Being a Fellow

The Alfred Friendly Press Fellowships are six month professional fellowships offered once a year to professional journalists from developing countries and emerging markets. Friendly Fellows work full time at U.S. host news organizations while developing their journalism skills.

Benefits to Fellows

Working and living in another country is a challenge that fellows not only overcome but embrace. The benefits are personal as well as professional.

Friendly Fellows learn to:

  • Improve skills in gathering information, interviewing and writing.
  • Add social perspective to business and political reporting.
  • Write more balanced news articles, more polished feature stories and more in-depth analytical pieces.
  • Improve written and spoken English.
  • Become more vigorous and confident journalists.
  • Gain insight into American culture, business and politics.

Participation in the Friendly Fellowship enhances career development at home—future fellowships, promotions, new jobs, etc. Our fellows have gone on to become journalism leaders in their newsrooms and around the world.

During their time here, our fellows meet a wide range of journalists and newsmakers. Press Partners staff, Alfred and Jean Friendly Foundation Board members and the Friendly family are integral to the Friendly Fellowship experience. These personal ties last a lifetime.

Fellow Responsibilities

The fellowship is a full-time training experience, and fellows are expected to conduct themselves in a professional and responsible manner. Fellows work between 35 and 50 hours per week for their U.S. host news organizations. Outside the newsroom, fellows are expected to give at least two talks in the community – at local schools, press clubs, community groups, etc. Press Partners also requires fellows to maintain a fellowship blog, detailing both their personal and professional experiences.

Schedule

In late March, fellows arrive in Columbia Missouri, for an orientation seminar to prepare them for the challenges of living and working in the United States. A major component of the seminar is a refresher course in American journalism. After writing, reporting, and learning about style, ethics, libel and the culture of American newsrooms, fellows leave Missouri better prepared for their fellowship assignments. A cross-cultural adaptation specialist who has worked with Alfred Friendly Fellows since 1984, discusses what fellows typically experience during their time in the United States and suggests strategies to handle the various levels of culture shock most fellows experience. The remainder of the seminar is spent on professional, cultural and social activities in the United States. Following the orientation seminar, fellows travel to their host cities to begin their five-month assignments.

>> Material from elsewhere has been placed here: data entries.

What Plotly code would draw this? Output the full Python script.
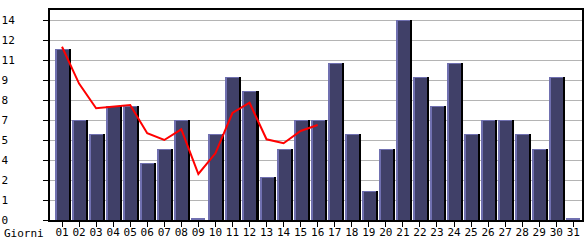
import plotly.graph_objects as go

days = ["01", "02", "03", "04", "05", "06", "07", "08", "09", "10",
        "11", "12", "13", "14", "15", "16", "17", "18", "19", "20",
        "21", "22", "23", "24", "25", "26", "27", "28", "29", "30", "31"]
visits = [12, 7, 6, 8, 8, 4, 5, 7, 0, 6,
          10, 9, 3, 5, 7, 7, 11, 6, 2, 5,
          14, 10, 8, 11, 6, 7, 7, 6, 5, 10, 0]
trend_days = days[:16]
trend = [12.13, 9.55, 7.82, 7.95, 8.05, 6.07, 5.6, 6.35, 3.22, 4.67,
         7.49, 8.21, 5.65, 5.37, 6.23, 6.65]
y_tick_vals = [0, 1.4, 2.8, 4.2, 5.6, 7.0, 8.4, 9.8, 11.2, 12.6, 14.0]
y_tick_labels = ["0", "1", "2", "4", "5", "7", "8", "9", "11", "12", "14"]
x_label = "Giorni"

PX = 17.03          # pixels per category
UNIT = 14.7 / 210   # data units per pixel on y

FONT = "DejaVu Sans Mono"
fig = go.Figure()

# black shadow
fig.add_trace(go.Bar(x=days, y=visits, width=14 / PX, offset=-5 / PX,
                     marker=dict(color="#000000", line=dict(width=0)),
                     hoverinfo="skip", showlegend=False))
# light edge
fig.add_trace(go.Bar(x=days, y=[max(v, 1.5 * UNIT) for v in visits],
                     width=14 / PX, offset=-7 / PX,
                     marker=dict(color="#7070b0", line=dict(width=0)),
                     hoverinfo="skip", showlegend=False))
# dark fill
fig.add_trace(go.Bar(x=days, y=[max(v - UNIT, 0) for v in visits],
                     width=12 / PX, offset=-5 / PX,
                     marker=dict(color="#404068", line=dict(width=0)),
                     showlegend=False))
# trend line
fig.add_trace(go.Scatter(x=trend_days, y=trend, mode="lines",
                         line=dict(color="#ff0000", width=2),
                         showlegend=False))

fig.update_layout(
    width=585, height=240,
    margin=dict(l=50, r=3, t=10, b=20, autoexpand=False),
    paper_bgcolor="white", plot_bgcolor="white",
    barmode="overlay", bargap=0,
    font=dict(family=FONT, size=11, color="#000000"),
    xaxis=dict(type="category", range=[-0.705, 30.51], automargin=False,
               showgrid=False, showline=True, linecolor="#000000",
               linewidth=2, mirror=True,
               ticks="outside", ticklen=5, tickcolor="#000000",
               ticklabelstandoff=-4,
               tickfont=dict(family=FONT, size=11, color="#000000"),
               layer="below traces"),
    yaxis=dict(range=[0, 14.7], tickvals=y_tick_vals, automargin=False,
               ticktext=[t.ljust(2, "\u00a0") for t in y_tick_labels],
               showgrid=True, gridcolor="#b4b4b4", gridwidth=1,
               showline=True, linecolor="#000000", linewidth=2, mirror=True,
               ticks="outside", ticklen=5, tickcolor="#000000",
               ticklabelstandoff=26,
               tickfont=dict(family=FONT, size=11, color="#000000"),
               zeroline=False, layer="above traces"),
    annotations=[dict(text=x_label, xref="paper", yref="paper",
                      x=-48 / 531.7, y=-13 / 210, xanchor="left",
                      yanchor="middle", showarrow=False,
                      font=dict(family=FONT, size=11, color="#000000"))],
)

fig.write_html("out.html")
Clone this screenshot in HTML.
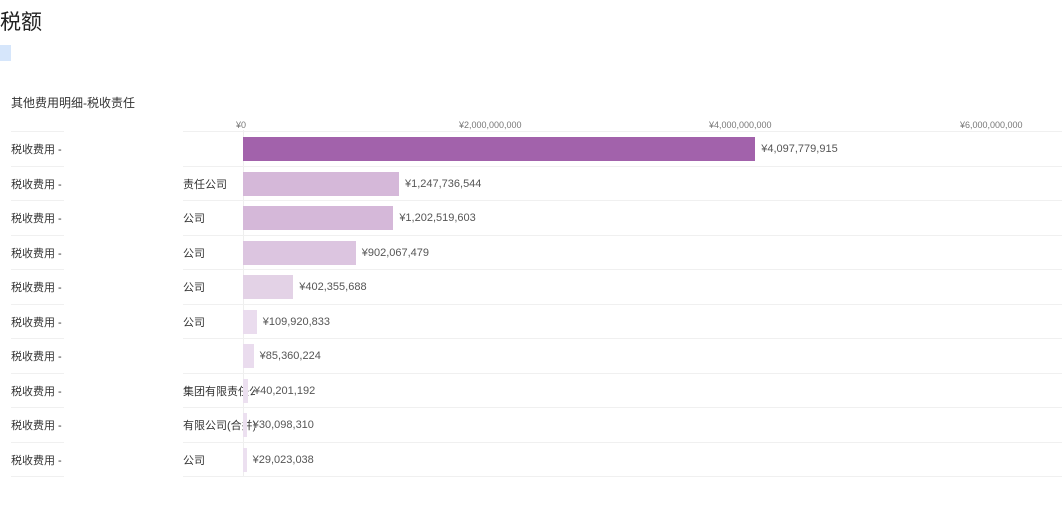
<!DOCTYPE html>
<html><head><meta charset="utf-8"><style>
body{margin:0;width:1062px;height:507px;background:#fff;overflow:hidden;position:relative;font-family:"Liberation Sans","Noto Sans CJK SC",sans-serif;}
.a{position:absolute;white-space:nowrap}
.line{position:absolute;height:1px;background:#f0f0f0}
.lab{font-size:11px;color:#333;height:34px;line-height:38px}
.v{font-size:11px;color:#555;height:34px;line-height:36px}
.bar{position:absolute;height:24px}
.tick{font-size:9px;color:#777}
</style></head><body>
<div class="a" style="left:0;top:6px;font-size:21px;color:#222">税额</div>
<div class="a" style="left:0;top:45px;width:11px;height:16px;background:#d6e6fb"></div>
<div class="a" style="left:11px;top:94px;font-size:12px;color:#333">其他费用明细-税收责任</div>
<div class="a tick" style="left:236px;top:120px">¥0</div>
<div class="a tick" style="left:459px;top:120px">¥2,000,000,000</div>
<div class="a tick" style="left:709px;top:120px">¥4,000,000,000</div>
<div class="a tick" style="left:960px;top:120px">¥6,000,000,000</div>
<div class="a" style="left:243px;top:130px;width:1px;height:346px;background:#eee"></div>
<div id="rows"></div>
<script>
(function(){
var d=[[4097779915,'#a262ab','¥4,097,779,915',''],[1247736544,'#d5b8d9','¥1,247,736,544','责任公司'],[1202519603,'#d5b8d9','¥1,202,519,603','公司'],[902067479,'#dcc5e0','¥902,067,479','公司'],[402355688,'#e3d2e6','¥402,355,688','公司'],[109920833,'#eadcee','¥109,920,833','公司'],[85360224,'#eadcee','¥85,360,224',''],[40201192,'#ece0f0','¥40,201,192','集团有限责任公司'],[30098310,'#ece0f0','¥30,098,310','有限公司(合并)'],[29023038,'#ece0f0','¥29,023,038','公司']];
var h='';
for(var i=0;i<10;i++){var t=131+i*34.5;var w=Math.max(d[i][0]/1e9*125,3);
h+='<div class="line" style="left:11px;top:'+t+'px;width:53px"></div><div class="line" style="left:183px;top:'+t+'px;width:879px"></div>';
h+='<div class="a lab" style="left:11px;top:'+t+'px">税收费用 -</div>';
if(d[i][3])h+='<div class="a lab" style="left:183px;top:'+t+'px;width:72px;overflow:hidden">'+d[i][3]+'</div>';
h+='<div class="bar" style="left:243px;top:'+(t+6)+'px;width:'+w+'px;background:'+d[i][1]+'"></div>';
h+='<div class="a v" style="left:'+(243+w+6)+'px;top:'+t+'px">'+d[i][2]+'</div>';}
h+='<div class="line" style="left:11px;top:476px;width:53px"></div><div class="line" style="left:183px;top:476px;width:879px"></div>';
document.getElementById('rows').innerHTML=h;
})();
</script>
</body></html>
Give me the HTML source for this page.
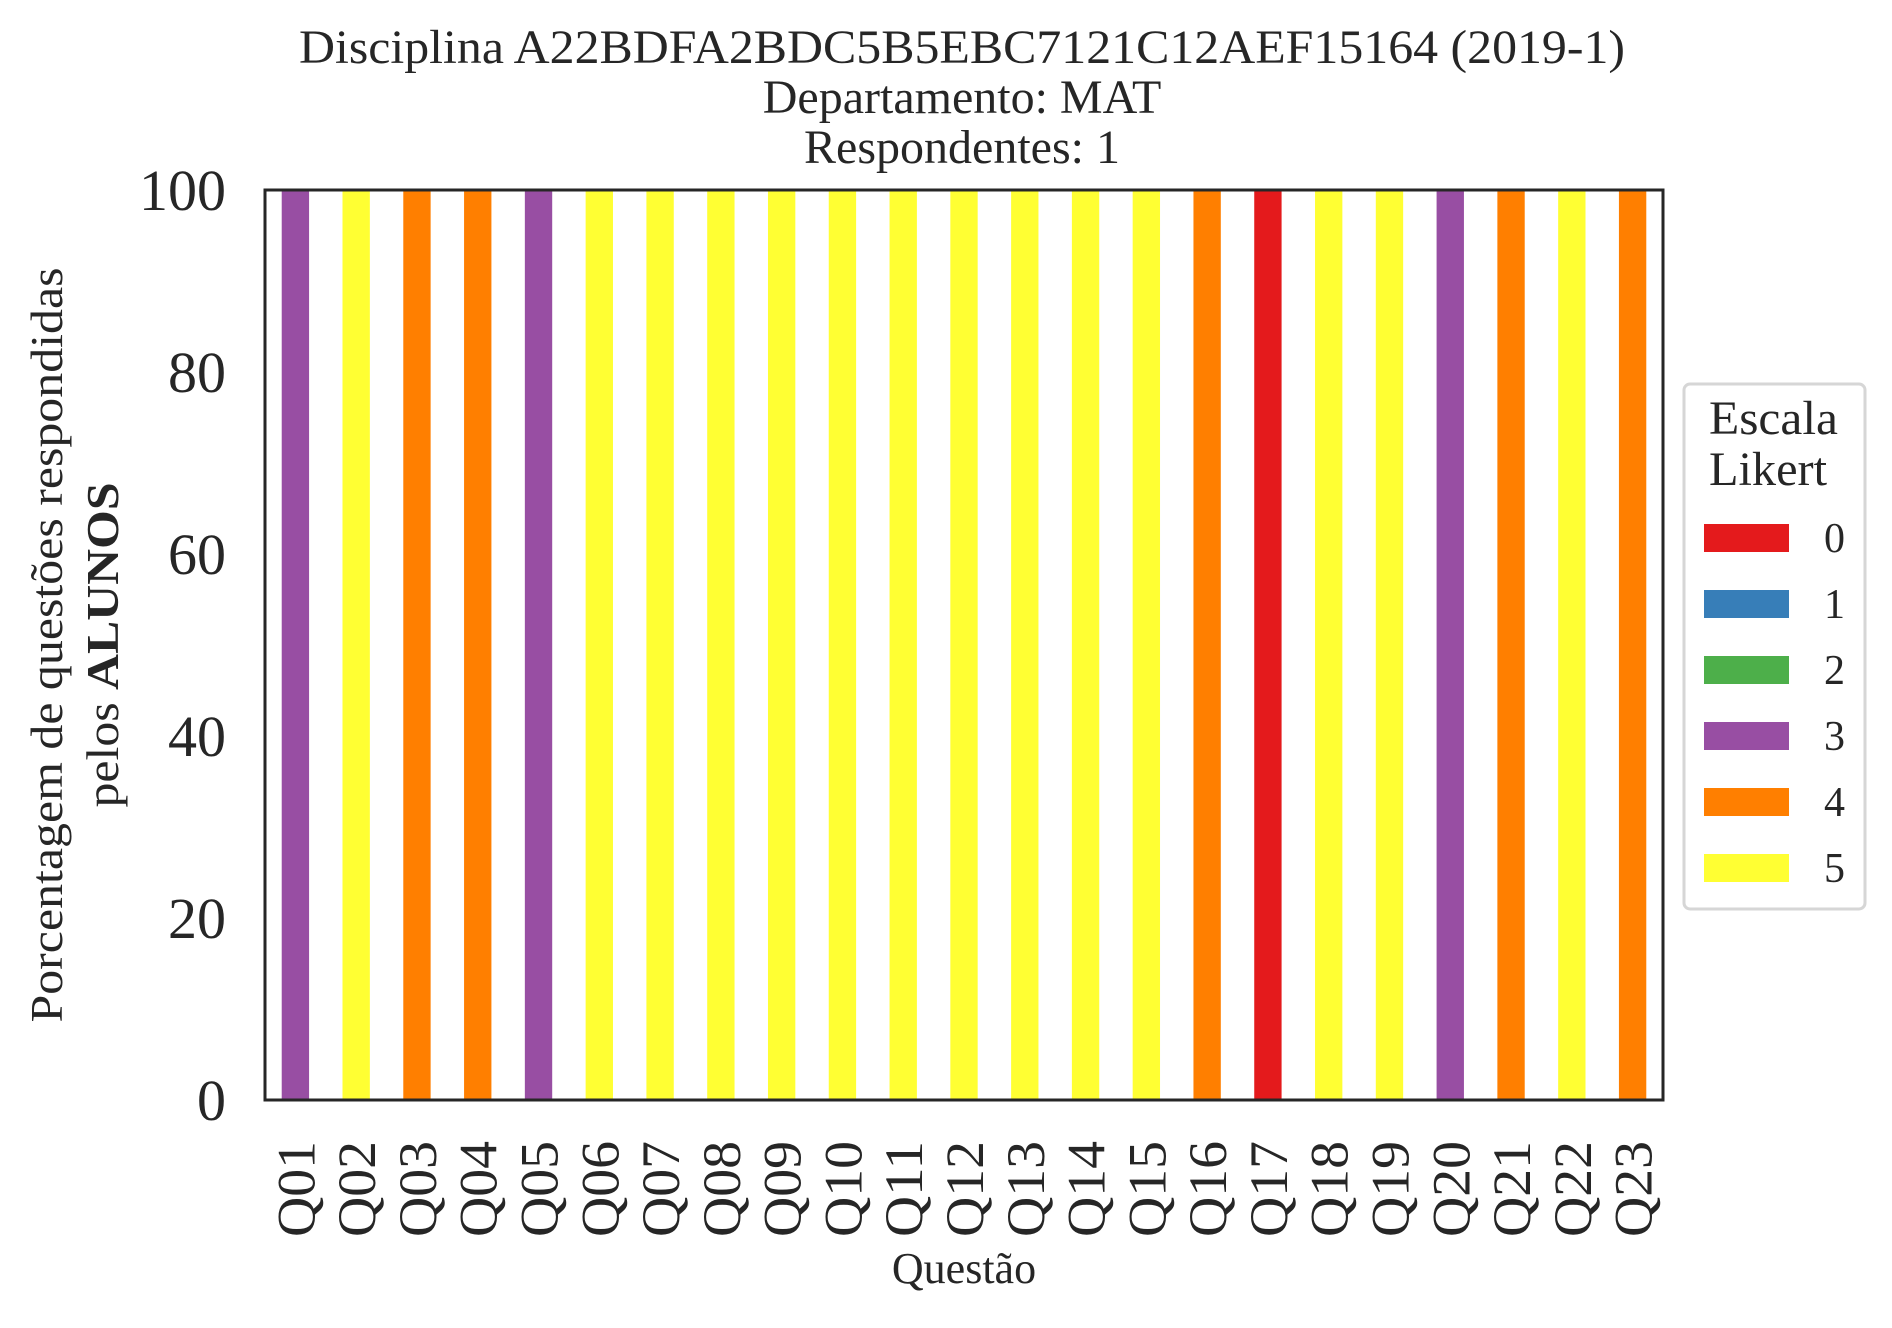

In July, fellows and Press Partners staff spend a week at the University of Missouri School of Journalism. They attend a three-day computer-assisted reporting course and an intensive three-day digital workshop. Fellows also spend a day working with our cultural adaptation specialist.

A final seminar reunites fellows in Columbia Missouri, at the end of August for debriefing, a cross-cultural re-adaptation seminar, a Training-the-Trainers session and their graduation ceremony.

Since the program schedule provides little time for tourism, we encourage fellows who would like to travel in the United States to do so after the final seminar.